Exercise task>
Reproduce the material word for word; the images stay out.

Supplied information>
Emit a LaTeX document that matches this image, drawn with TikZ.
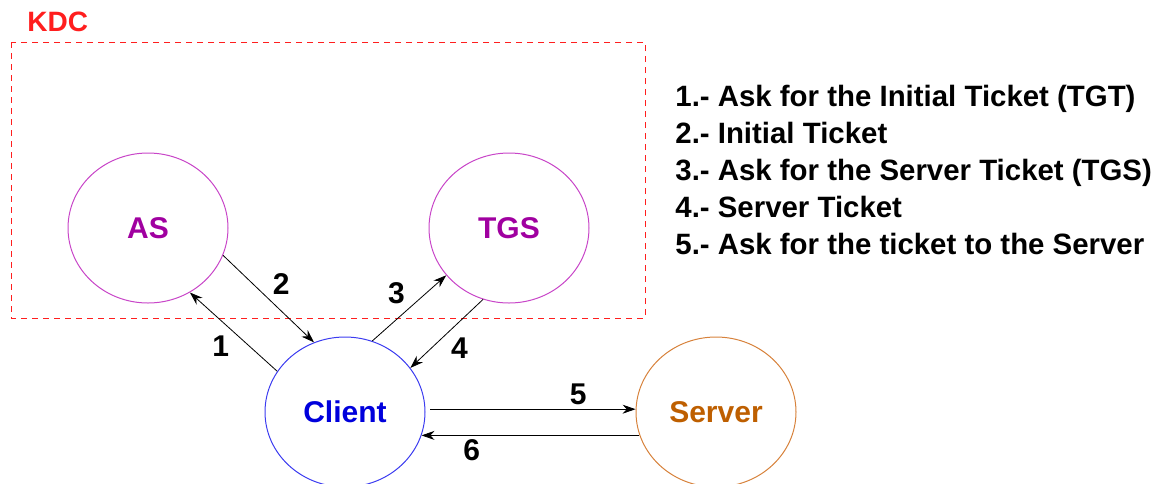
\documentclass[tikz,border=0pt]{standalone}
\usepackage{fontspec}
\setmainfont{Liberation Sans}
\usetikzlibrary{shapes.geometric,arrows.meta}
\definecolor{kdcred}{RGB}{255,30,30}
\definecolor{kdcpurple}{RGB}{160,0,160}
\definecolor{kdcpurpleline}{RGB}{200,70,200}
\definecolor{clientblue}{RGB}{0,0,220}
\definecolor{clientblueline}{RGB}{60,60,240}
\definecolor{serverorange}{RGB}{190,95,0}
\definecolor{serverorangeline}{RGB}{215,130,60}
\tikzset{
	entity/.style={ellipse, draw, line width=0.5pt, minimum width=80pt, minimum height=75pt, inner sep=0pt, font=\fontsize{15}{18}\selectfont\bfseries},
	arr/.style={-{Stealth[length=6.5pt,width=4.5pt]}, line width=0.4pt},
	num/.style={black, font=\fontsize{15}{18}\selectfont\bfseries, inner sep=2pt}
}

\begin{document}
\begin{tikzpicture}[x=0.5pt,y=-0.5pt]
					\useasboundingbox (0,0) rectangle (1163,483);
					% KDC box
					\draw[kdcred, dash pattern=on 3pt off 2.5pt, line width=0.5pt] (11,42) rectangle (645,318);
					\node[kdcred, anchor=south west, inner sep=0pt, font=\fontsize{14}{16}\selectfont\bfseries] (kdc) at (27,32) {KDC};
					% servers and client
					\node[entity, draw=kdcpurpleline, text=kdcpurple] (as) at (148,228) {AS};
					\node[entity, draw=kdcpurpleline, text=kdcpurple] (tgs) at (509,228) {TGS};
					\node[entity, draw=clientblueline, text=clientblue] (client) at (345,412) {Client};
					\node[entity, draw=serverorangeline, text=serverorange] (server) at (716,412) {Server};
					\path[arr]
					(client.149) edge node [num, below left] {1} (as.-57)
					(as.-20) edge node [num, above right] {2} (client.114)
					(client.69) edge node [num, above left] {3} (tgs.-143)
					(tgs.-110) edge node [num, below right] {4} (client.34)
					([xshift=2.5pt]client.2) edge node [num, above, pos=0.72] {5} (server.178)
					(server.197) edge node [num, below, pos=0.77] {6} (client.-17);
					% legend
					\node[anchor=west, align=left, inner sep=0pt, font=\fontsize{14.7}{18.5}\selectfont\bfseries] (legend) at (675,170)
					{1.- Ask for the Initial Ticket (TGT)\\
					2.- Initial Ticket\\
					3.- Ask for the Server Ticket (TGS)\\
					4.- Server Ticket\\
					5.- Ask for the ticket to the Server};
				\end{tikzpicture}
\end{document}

Solved problem>
Emit a LaTeX document that matches this image, drawn with TikZ.
\documentclass[tikz,border=0pt]{standalone}
\usepackage{fontspec}
\setmainfont{Liberation Sans}
\usetikzlibrary{shapes.geometric,arrows.meta}
\definecolor{kdcred}{RGB}{255,30,30}
\definecolor{kdcpurple}{RGB}{160,0,160}
\definecolor{kdcpurpleline}{RGB}{200,70,200}
\definecolor{clientblue}{RGB}{0,0,220}
\definecolor{clientblueline}{RGB}{60,60,240}
\definecolor{serverorange}{RGB}{190,95,0}
\definecolor{serverorangeline}{RGB}{215,130,60}
\tikzset{
	entity/.style={ellipse, draw, line width=0.5pt, minimum width=80pt, minimum height=75pt, inner sep=0pt, font=\fontsize{15}{18}\selectfont\bfseries},
	arr/.style={-{Stealth[length=6.5pt,width=4.5pt]}, line width=0.4pt},
	num/.style={black, font=\fontsize{15}{18}\selectfont\bfseries, inner sep=2pt}
}

\begin{document}
\begin{tikzpicture}[x=0.5pt,y=-0.5pt]
					\useasboundingbox (0,0) rectangle (1163,483);
					% KDC box
					\draw[kdcred, dash pattern=on 3pt off 2.5pt, line width=0.5pt] (11,42) rectangle (645,318);
					\node[kdcred, anchor=south west, inner sep=0pt, font=\fontsize{14}{16}\selectfont\bfseries] (kdc) at (27,32) {KDC};
					% servers and client
					\node[entity, draw=kdcpurpleline, text=kdcpurple] (as) at (148,228) {AS};
					\node[entity, draw=kdcpurpleline, text=kdcpurple] (tgs) at (509,228) {TGS};
					\node[entity, draw=clientblueline, text=clientblue] (client) at (345,412) {Client};
					\node[entity, draw=serverorangeline, text=serverorange] (server) at (716,412) {Server};
					\path[arr]
					(client.149) edge node [num, below left] {1} (as.-57)
					(as.-20) edge node [num, above right] {2} (client.114)
					(client.69) edge node [num, above left] {3} (tgs.-143)
					(tgs.-110) edge node [num, below right] {4} (client.34)
					([xshift=2.5pt]client.2) edge node [num, above, pos=0.72] {5} (server.178)
					(server.197) edge node [num, below, pos=0.77] {6} (client.-17);
					% legend
					\node[anchor=west, align=left, inner sep=0pt, font=\fontsize{14.7}{18.5}\selectfont\bfseries] (legend) at (675,170)
					{1.- Ask for the Initial Ticket (TGT)\\
					2.- Initial Ticket\\
					3.- Ask for the Server Ticket (TGS)\\
					4.- Server Ticket\\
					5.- Ask for the ticket to the Server};
				\end{tikzpicture}
\end{document}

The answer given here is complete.